**EXERCISE DETAILS:** Quote every line of the data below as it stands, omitting pictures.

--- start of DATA EXCERPT ---

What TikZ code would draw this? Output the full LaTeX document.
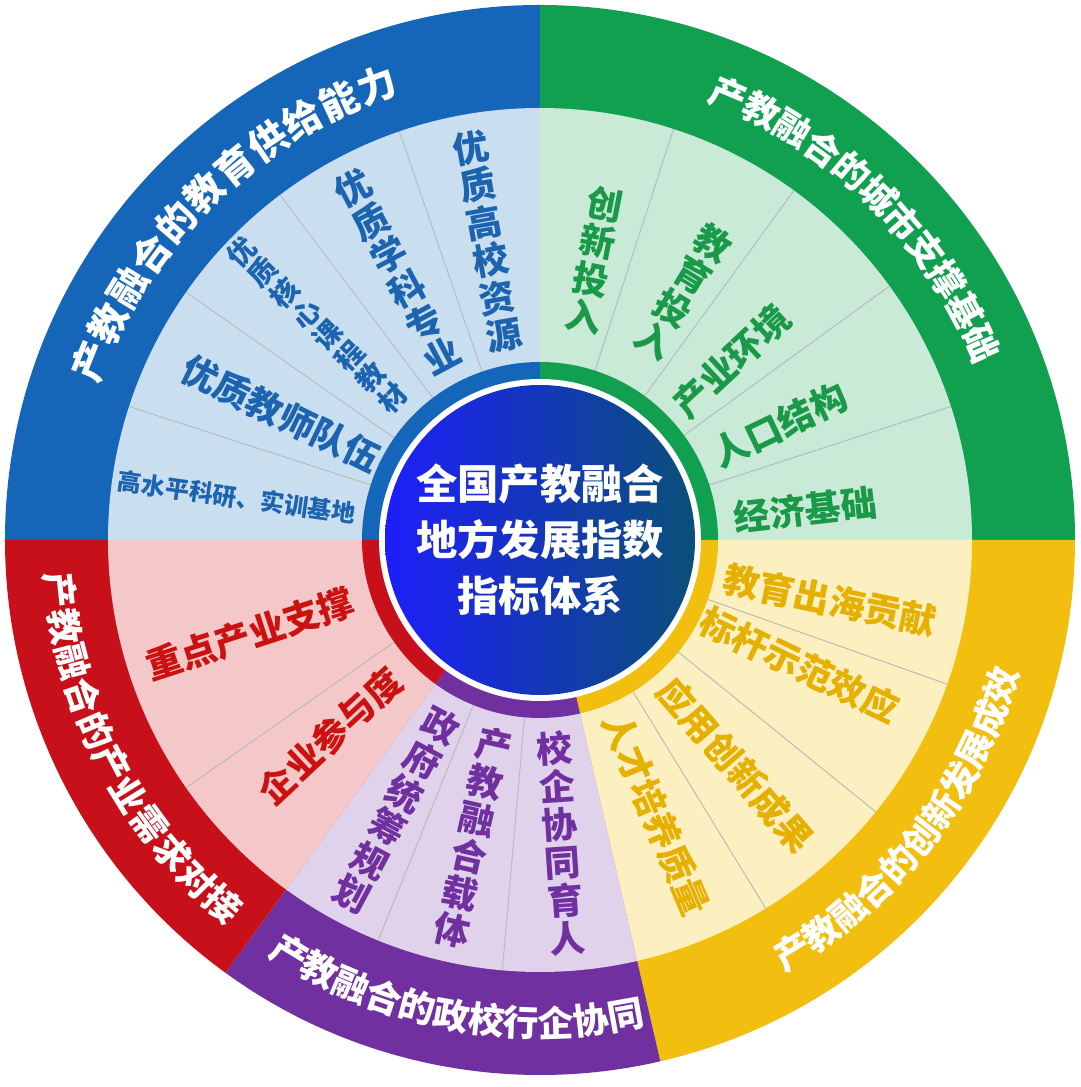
\documentclass[tikz,border=0pt]{standalone}
\usepackage{fontspec}
\setmainfont{Noto Sans CJK SC}
\definecolor{cB}{RGB}{21,101,184}
\definecolor{cG}{RGB}{16,160,80}
\definecolor{cY}{RGB}{242,190,16}
\definecolor{cP}{RGB}{112,48,160}
\definecolor{cR}{RGB}{200,16,26}
\definecolor{lB}{RGB}{201,223,240}
\definecolor{lG}{RGB}{200,234,214}
\definecolor{lY}{RGB}{252,239,192}
\definecolor{lP}{RGB}{224,210,234}
\definecolor{lR}{RGB}{244,200,200}
\definecolor{tB}{RGB}{29,100,176}
\definecolor{tG}{RGB}{26,154,72}
\definecolor{tY}{RGB}{230,176,0}
\definecolor{tP}{RGB}{112,48,160}
\definecolor{tR}{RGB}{204,17,17}
\definecolor{dL}{RGB}{30,30,250}
\definecolor{dR}{RGB}{10,80,120}
\newcommand{\pie}[4]{\fill[#4] (0,0) -- (#1:#3) arc[start angle=#1,end angle=#2,radius=#3] -- cycle;}
% #1 name prefix, #2 center angle, #3 step (signed), #4 extra rotation, #5 font size, #6 chars
\newcommand{\bandtext}[6]{%
  \foreach \ch [count=\i] in {#6} {
    \pgfmathsetmacro{\ang}{#2+(\i-6)*(#3)}
    \pgfmathsetmacro{\rot}{\ang+#4}
    \node[bandch,font=\fontsize{#5}{#5}\selectfont\bfseries,rotate=\rot] (#1\i) at (\ang:483) {\ch};
  }}
\tikzset{
  div/.style={draw=gray!55,line width=0.7pt},
  bandch/.style={text=white,inner sep=0pt},
  col/.style={align=center,font=\fontsize{27}{28.5}\selectfont\bfseries,inner sep=0pt},
  lin/.style={font=\fontsize{27}{30}\selectfont\bfseries,inner sep=0pt},
}
\begin{document}
\begin{tikzpicture}[x=0.75pt,y=0.75pt]
\useasboundingbox (-540,-547) rectangle (540,540);
% outer bands
\pie{90}{180}{535}{cB}
\pie{0}{90}{535}{cG}
\pie{-77}{0}{535}{cY}
\pie{-126}{-77}{535}{cP}
\pie{180}{234}{535}{cR}
% light sectors
\pie{90}{180}{432}{lB}
\pie{0}{90}{432}{lG}
\pie{-77}{0}{432}{lY}
\pie{-126}{-77}{432}{lP}
\pie{180}{234}{432}{lR}
% dividers
\foreach \a in {109,127,145,162,72,54,36,18,-19.5,-39,-58.5,-112,-95,-145}
  \draw[div] (\a:178) -- (\a:432);
% inner ring
\pie{90}{180}{178}{cB}
\pie{0}{90}{178}{cG}
\pie{-77}{0}{178}{cY}
\pie{-126}{-77}{178}{cP}
\pie{180}{234}{178}{cR}
\fill[white] (0,0) circle[radius=161];
\shade[left color=dL,right color=dR] (0,0) circle[radius=155];
\node[text=white,align=center,font=\fontsize{31}{42}\selectfont\bfseries] (center) at (0,0) {全国产教融合\\地方发展指数\\指标体系};
% band texts
\bandtext{bt}{134}{-4.85}{-90}{29}{产,教,融,合,的,教,育,供,给,能,力}
\bandtext{gt}{45.5}{-4.3}{-90}{27}{产,教,融,合,的,城,市,支,撑,基,础}
\bandtext{yt}{-38}{4.1}{90}{27}{产,教,融,合,的,创,新,发,展,成,效}
\bandtext{pt}{-100.5}{4.15}{90}{27}{产,教,融,合,的,政,校,行,企,协,同}
\bandtext{rt}{207.5}{4.3}{90}{27}{产,教,融,合,的,产,业,需,求,对,接}
% blue items
\node[col,text=tB,rotate=10] (b1) at (100:303) {优\\质\\高\\校\\资\\源};
\node[col,text=tB,rotate=28] (b2) at (118:304) {优\\质\\学\\科\\专\\业};
\node[col,text=tB,rotate=46,font=\fontsize{21}{22.5}\selectfont\bfseries] (b3) at (136:310) {优\\质\\核\\心\\课\\程\\教\\材};
\node[lin,text=tB,rotate=-26] (b4) at (154:288) {优质教师队伍};
\node[lin,text=tB,rotate=-8,font=\fontsize{18}{20}\selectfont\bfseries] (b5) at (172:306) {高水平科研、实训基地};
% green items
\node[col,text=tG,rotate=-11] (g1) at (79:285) {创\\新\\投\\入};
\node[col,text=tG,rotate=-31.5] (g2) at (60:287) {教\\育\\投\\入};
\node[lin,text=tG,rotate=43] (g3) at (43:262) {产业环境};
\node[lin,text=tG,rotate=25.6] (g4) at (25.6:266) {人口结构};
\node[lin,text=tG,rotate=6.5] (g5) at (6.5:267) {经济基础};
% yellow items
\node[lin,text=tY,rotate=-11.7] (y1) at (-11.7:296) {教育出海贡献};
\node[lin,text=tY,rotate=-25.7] (y2) at (-25.7:288) {标杆示范效应};
\node[lin,text=tY,rotate=-49] (y3) at (-49:298) {应用创新成果};
\node[lin,text=tY,rotate=-67] (y4) at (-67:298) {人才培养质量};
% purple items
\node[col,text=tP,rotate=-28] (p1) at (-118:306) {政\\府\\统\\筹\\规\\划};
\node[col,text=tP,rotate=-12.7] (p2) at (-102.7:305) {产\\教\\融\\合\\载\\体};
\node[col,text=tP,rotate=4] (p3) at (-86:304) {校\\企\\协\\同\\育\\人};
% red items
\node[lin,text=tR,rotate=18] (r1) at (198:305) {重点产业支撑};
\node[lin,text=tR,rotate=43] (r2) at (223:287) {企业参与度};
\end{tikzpicture}
\end{document}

--- end of DATA EXCERPT ---

**CORRECT OUTPUT:**
What TikZ code would draw this? Output the full LaTeX document.
\documentclass[tikz,border=0pt]{standalone}
\usepackage{fontspec}
\setmainfont{Noto Sans CJK SC}
\definecolor{cB}{RGB}{21,101,184}
\definecolor{cG}{RGB}{16,160,80}
\definecolor{cY}{RGB}{242,190,16}
\definecolor{cP}{RGB}{112,48,160}
\definecolor{cR}{RGB}{200,16,26}
\definecolor{lB}{RGB}{201,223,240}
\definecolor{lG}{RGB}{200,234,214}
\definecolor{lY}{RGB}{252,239,192}
\definecolor{lP}{RGB}{224,210,234}
\definecolor{lR}{RGB}{244,200,200}
\definecolor{tB}{RGB}{29,100,176}
\definecolor{tG}{RGB}{26,154,72}
\definecolor{tY}{RGB}{230,176,0}
\definecolor{tP}{RGB}{112,48,160}
\definecolor{tR}{RGB}{204,17,17}
\definecolor{dL}{RGB}{30,30,250}
\definecolor{dR}{RGB}{10,80,120}
\newcommand{\pie}[4]{\fill[#4] (0,0) -- (#1:#3) arc[start angle=#1,end angle=#2,radius=#3] -- cycle;}
% #1 name prefix, #2 center angle, #3 step (signed), #4 extra rotation, #5 font size, #6 chars
\newcommand{\bandtext}[6]{%
  \foreach \ch [count=\i] in {#6} {
    \pgfmathsetmacro{\ang}{#2+(\i-6)*(#3)}
    \pgfmathsetmacro{\rot}{\ang+#4}
    \node[bandch,font=\fontsize{#5}{#5}\selectfont\bfseries,rotate=\rot] (#1\i) at (\ang:483) {\ch};
  }}
\tikzset{
  div/.style={draw=gray!55,line width=0.7pt},
  bandch/.style={text=white,inner sep=0pt},
  col/.style={align=center,font=\fontsize{27}{28.5}\selectfont\bfseries,inner sep=0pt},
  lin/.style={font=\fontsize{27}{30}\selectfont\bfseries,inner sep=0pt},
}
\begin{document}
\begin{tikzpicture}[x=0.75pt,y=0.75pt]
\useasboundingbox (-540,-547) rectangle (540,540);
% outer bands
\pie{90}{180}{535}{cB}
\pie{0}{90}{535}{cG}
\pie{-77}{0}{535}{cY}
\pie{-126}{-77}{535}{cP}
\pie{180}{234}{535}{cR}
% light sectors
\pie{90}{180}{432}{lB}
\pie{0}{90}{432}{lG}
\pie{-77}{0}{432}{lY}
\pie{-126}{-77}{432}{lP}
\pie{180}{234}{432}{lR}
% dividers
\foreach \a in {109,127,145,162,72,54,36,18,-19.5,-39,-58.5,-112,-95,-145}
  \draw[div] (\a:178) -- (\a:432);
% inner ring
\pie{90}{180}{178}{cB}
\pie{0}{90}{178}{cG}
\pie{-77}{0}{178}{cY}
\pie{-126}{-77}{178}{cP}
\pie{180}{234}{178}{cR}
\fill[white] (0,0) circle[radius=161];
\shade[left color=dL,right color=dR] (0,0) circle[radius=155];
\node[text=white,align=center,font=\fontsize{31}{42}\selectfont\bfseries] (center) at (0,0) {全国产教融合\\地方发展指数\\指标体系};
% band texts
\bandtext{bt}{134}{-4.85}{-90}{29}{产,教,融,合,的,教,育,供,给,能,力}
\bandtext{gt}{45.5}{-4.3}{-90}{27}{产,教,融,合,的,城,市,支,撑,基,础}
\bandtext{yt}{-38}{4.1}{90}{27}{产,教,融,合,的,创,新,发,展,成,效}
\bandtext{pt}{-100.5}{4.15}{90}{27}{产,教,融,合,的,政,校,行,企,协,同}
\bandtext{rt}{207.5}{4.3}{90}{27}{产,教,融,合,的,产,业,需,求,对,接}
% blue items
\node[col,text=tB,rotate=10] (b1) at (100:303) {优\\质\\高\\校\\资\\源};
\node[col,text=tB,rotate=28] (b2) at (118:304) {优\\质\\学\\科\\专\\业};
\node[col,text=tB,rotate=46,font=\fontsize{21}{22.5}\selectfont\bfseries] (b3) at (136:310) {优\\质\\核\\心\\课\\程\\教\\材};
\node[lin,text=tB,rotate=-26] (b4) at (154:288) {优质教师队伍};
\node[lin,text=tB,rotate=-8,font=\fontsize{18}{20}\selectfont\bfseries] (b5) at (172:306) {高水平科研、实训基地};
% green items
\node[col,text=tG,rotate=-11] (g1) at (79:285) {创\\新\\投\\入};
\node[col,text=tG,rotate=-31.5] (g2) at (60:287) {教\\育\\投\\入};
\node[lin,text=tG,rotate=43] (g3) at (43:262) {产业环境};
\node[lin,text=tG,rotate=25.6] (g4) at (25.6:266) {人口结构};
\node[lin,text=tG,rotate=6.5] (g5) at (6.5:267) {经济基础};
% yellow items
\node[lin,text=tY,rotate=-11.7] (y1) at (-11.7:296) {教育出海贡献};
\node[lin,text=tY,rotate=-25.7] (y2) at (-25.7:288) {标杆示范效应};
\node[lin,text=tY,rotate=-49] (y3) at (-49:298) {应用创新成果};
\node[lin,text=tY,rotate=-67] (y4) at (-67:298) {人才培养质量};
% purple items
\node[col,text=tP,rotate=-28] (p1) at (-118:306) {政\\府\\统\\筹\\规\\划};
\node[col,text=tP,rotate=-12.7] (p2) at (-102.7:305) {产\\教\\融\\合\\载\\体};
\node[col,text=tP,rotate=4] (p3) at (-86:304) {校\\企\\协\\同\\育\\人};
% red items
\node[lin,text=tR,rotate=18] (r1) at (198:305) {重点产业支撑};
\node[lin,text=tR,rotate=43] (r2) at (223:287) {企业参与度};
\end{tikzpicture}
\end{document}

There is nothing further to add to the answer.